**Direction:**
The data below should be restated word for word, with every picture omitted.

**Recorded information:**
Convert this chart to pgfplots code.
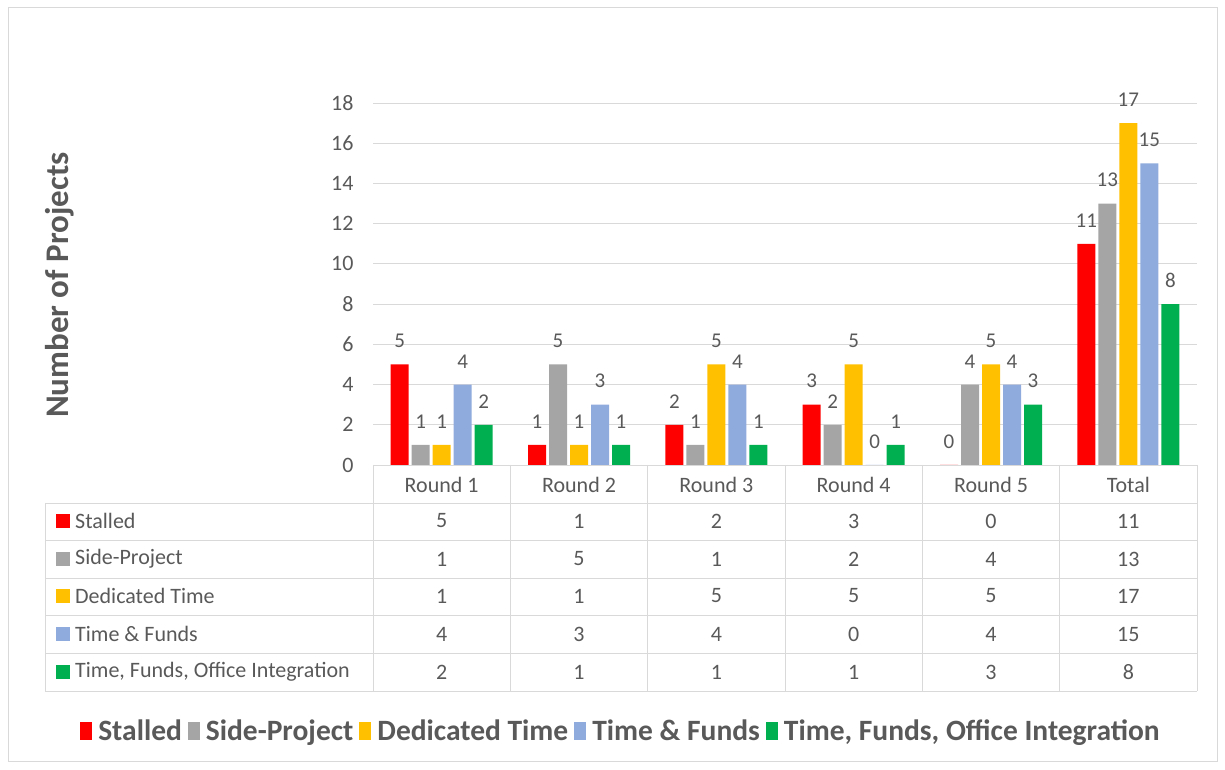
\documentclass[border=0pt]{standalone}
\usepackage{fontspec}
\setmainfont{Carlito}
\usepackage{pgfplots}
\usepackage{pgfplotstable}
\pgfplotsset{compat=1.18}

\definecolor{cStall}{HTML}{FF0000}
\definecolor{cSide}{HTML}{A5A5A5}
\definecolor{cDed}{HTML}{FFC000}
\definecolor{cTF}{HTML}{8FAADC}
\definecolor{cTFO}{HTML}{00B050}
\definecolor{txt}{HTML}{595959}
\definecolor{rule}{HTML}{D9D9D9}
\newcommand\fs[1]{\fontsize{#1}{#1}\selectfont}

% project counts per funding model, per round (x = 0..4) and in total (x = 5)
\pgfplotstableread{
x stalled side dedicated tf tfo
0 5  1  1  4  2
1 1  5  1  3  1
2 2  1  5  4  1
3 3  2  5  0  1
4 0  4  5  4  3
5 11 13 17 15 8
}\datatab

\begin{document}
\begin{tikzpicture}
\begin{scope}[x=1pt,y=1pt]
\useasboundingbox (0,0) rectangle (1225,770);
\draw[rule, line width=1pt] (8,8) rectangle (1217,762);
\end{scope}

\begin{axis}[
  at={(373pt,305pt)}, anchor=south west,
  scale only axis, width=824pt, height=362pt,
  xmin=-0.5, xmax=5.5, ymin=0, ymax=18,
  ybar=3pt, bar width=18pt,
  axis line style={draw=none},
  major tick length=0pt,
  xtick=\empty,
  ytick={0,2,...,18},
  ymajorgrids, grid style={rule, line width=0.8pt},
  /pgf/number format/assume math mode=true,
  yticklabel style={font=\fs{22}, text=txt, anchor=east, xshift=-16pt},
  every axis y label/.style={at={(axis description cs:-0.380,0.497)}, rotate=90, anchor=center},
  ylabel={\fs{33}\bfseries Number of Projects},
  ylabel style={text=txt},
  nodes near coords,
  every node near coord/.append style={font=\fs{21}, text=txt, anchor=south, yshift=13pt},
  clip=false,
  legend columns=5,
  legend style={at={(axis description cs:0.301,-0.735)}, anchor=center, draw=none,
    font=\fs{29.5}\bfseries, text=txt, column sep=4pt,
    /tikz/every even column/.append style={column sep=4pt}},
  legend image code/.code={\fill[#1] (0pt,-9pt) rectangle (12pt,9pt);},
]
\addplot[fill=cStall, draw=none] table[x=x, y=stalled] {\datatab};
\addplot[fill=cSide, draw=none] table[x=x, y=side] {\datatab};
\addplot[fill=cDed, draw=none] table[x=x, y=dedicated] {\datatab};
\addplot[fill=cTF, draw=none] table[x=x, y=tf] {\datatab};
\addplot[fill=cTFO, draw=none] table[x=x, y=tfo] {\datatab};
\legend{Stalled, Side-Project, Dedicated Time, Time \& Funds, {Time, Funds, Office Integration}}
\end{axis}

% data table below the plot
\begin{scope}[x=1pt,y=1pt]
\begin{scope}[rule, line width=0.8pt]
  \draw (373,305) -- (1197,305);
  \foreach \y in {267,230,192,155,117,79} \draw (45,\y) -- (1197,\y);
  \draw (45,267) -- (45,79);
  \foreach \k in {0,...,6} \draw ({373+137.333*\k},305) -- ({373+137.333*\k},79);
\end{scope}
\foreach \lab [count=\k from 0] in {Round 1,Round 2,Round 3,Round 4,Round 5,Total}
  \node[font=\fs{22}, text=txt] at ({441.67+137.333*\k},285) {\lab};
\foreach \name/\col/\cc/\y in {Stalled/cStall/stalled/249, Side-Project/cSide/side/211,
    Dedicated Time/cDed/dedicated/174, Time \& Funds/cTF/tf/136,
    {Time, Funds, Office Integration}/cTFO/tfo/98}{
  \fill[\col] (56,\y-7) rectangle (70,\y+7);
  \node[font=\fs{22}, text=txt, anchor=west, inner sep=0pt] at (75,\y) {\name};
  \foreach \r in {0,...,5}{
    \pgfplotstablegetelem{\r}{\cc}\of\datatab
    \node[font=\fs{22}, text=txt] at ({441.67+137.333*\r},\y) {\pgfplotsretval};
  }
}
\end{scope}
\end{tikzpicture}
\end{document}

**Task result:**
Convert this chart to pgfplots code.
\documentclass[border=0pt]{standalone}
\usepackage{fontspec}
\setmainfont{Carlito}
\usepackage{pgfplots}
\usepackage{pgfplotstable}
\pgfplotsset{compat=1.18}

\definecolor{cStall}{HTML}{FF0000}
\definecolor{cSide}{HTML}{A5A5A5}
\definecolor{cDed}{HTML}{FFC000}
\definecolor{cTF}{HTML}{8FAADC}
\definecolor{cTFO}{HTML}{00B050}
\definecolor{txt}{HTML}{595959}
\definecolor{rule}{HTML}{D9D9D9}
\newcommand\fs[1]{\fontsize{#1}{#1}\selectfont}

% project counts per funding model, per round (x = 0..4) and in total (x = 5)
\pgfplotstableread{
x stalled side dedicated tf tfo
0 5  1  1  4  2
1 1  5  1  3  1
2 2  1  5  4  1
3 3  2  5  0  1
4 0  4  5  4  3
5 11 13 17 15 8
}\datatab

\begin{document}
\begin{tikzpicture}
\begin{scope}[x=1pt,y=1pt]
\useasboundingbox (0,0) rectangle (1225,770);
\draw[rule, line width=1pt] (8,8) rectangle (1217,762);
\end{scope}

\begin{axis}[
  at={(373pt,305pt)}, anchor=south west,
  scale only axis, width=824pt, height=362pt,
  xmin=-0.5, xmax=5.5, ymin=0, ymax=18,
  ybar=3pt, bar width=18pt,
  axis line style={draw=none},
  major tick length=0pt,
  xtick=\empty,
  ytick={0,2,...,18},
  ymajorgrids, grid style={rule, line width=0.8pt},
  /pgf/number format/assume math mode=true,
  yticklabel style={font=\fs{22}, text=txt, anchor=east, xshift=-16pt},
  every axis y label/.style={at={(axis description cs:-0.380,0.497)}, rotate=90, anchor=center},
  ylabel={\fs{33}\bfseries Number of Projects},
  ylabel style={text=txt},
  nodes near coords,
  every node near coord/.append style={font=\fs{21}, text=txt, anchor=south, yshift=13pt},
  clip=false,
  legend columns=5,
  legend style={at={(axis description cs:0.301,-0.735)}, anchor=center, draw=none,
    font=\fs{29.5}\bfseries, text=txt, column sep=4pt,
    /tikz/every even column/.append style={column sep=4pt}},
  legend image code/.code={\fill[#1] (0pt,-9pt) rectangle (12pt,9pt);},
]
\addplot[fill=cStall, draw=none] table[x=x, y=stalled] {\datatab};
\addplot[fill=cSide, draw=none] table[x=x, y=side] {\datatab};
\addplot[fill=cDed, draw=none] table[x=x, y=dedicated] {\datatab};
\addplot[fill=cTF, draw=none] table[x=x, y=tf] {\datatab};
\addplot[fill=cTFO, draw=none] table[x=x, y=tfo] {\datatab};
\legend{Stalled, Side-Project, Dedicated Time, Time \& Funds, {Time, Funds, Office Integration}}
\end{axis}

% data table below the plot
\begin{scope}[x=1pt,y=1pt]
\begin{scope}[rule, line width=0.8pt]
  \draw (373,305) -- (1197,305);
  \foreach \y in {267,230,192,155,117,79} \draw (45,\y) -- (1197,\y);
  \draw (45,267) -- (45,79);
  \foreach \k in {0,...,6} \draw ({373+137.333*\k},305) -- ({373+137.333*\k},79);
\end{scope}
\foreach \lab [count=\k from 0] in {Round 1,Round 2,Round 3,Round 4,Round 5,Total}
  \node[font=\fs{22}, text=txt] at ({441.67+137.333*\k},285) {\lab};
\foreach \name/\col/\cc/\y in {Stalled/cStall/stalled/249, Side-Project/cSide/side/211,
    Dedicated Time/cDed/dedicated/174, Time \& Funds/cTF/tf/136,
    {Time, Funds, Office Integration}/cTFO/tfo/98}{
  \fill[\col] (56,\y-7) rectangle (70,\y+7);
  \node[font=\fs{22}, text=txt, anchor=west, inner sep=0pt] at (75,\y) {\name};
  \foreach \r in {0,...,5}{
    \pgfplotstablegetelem{\r}{\cc}\of\datatab
    \node[font=\fs{22}, text=txt] at ({441.67+137.333*\r},\y) {\pgfplotsretval};
  }
}
\end{scope}
\end{tikzpicture}
\end{document}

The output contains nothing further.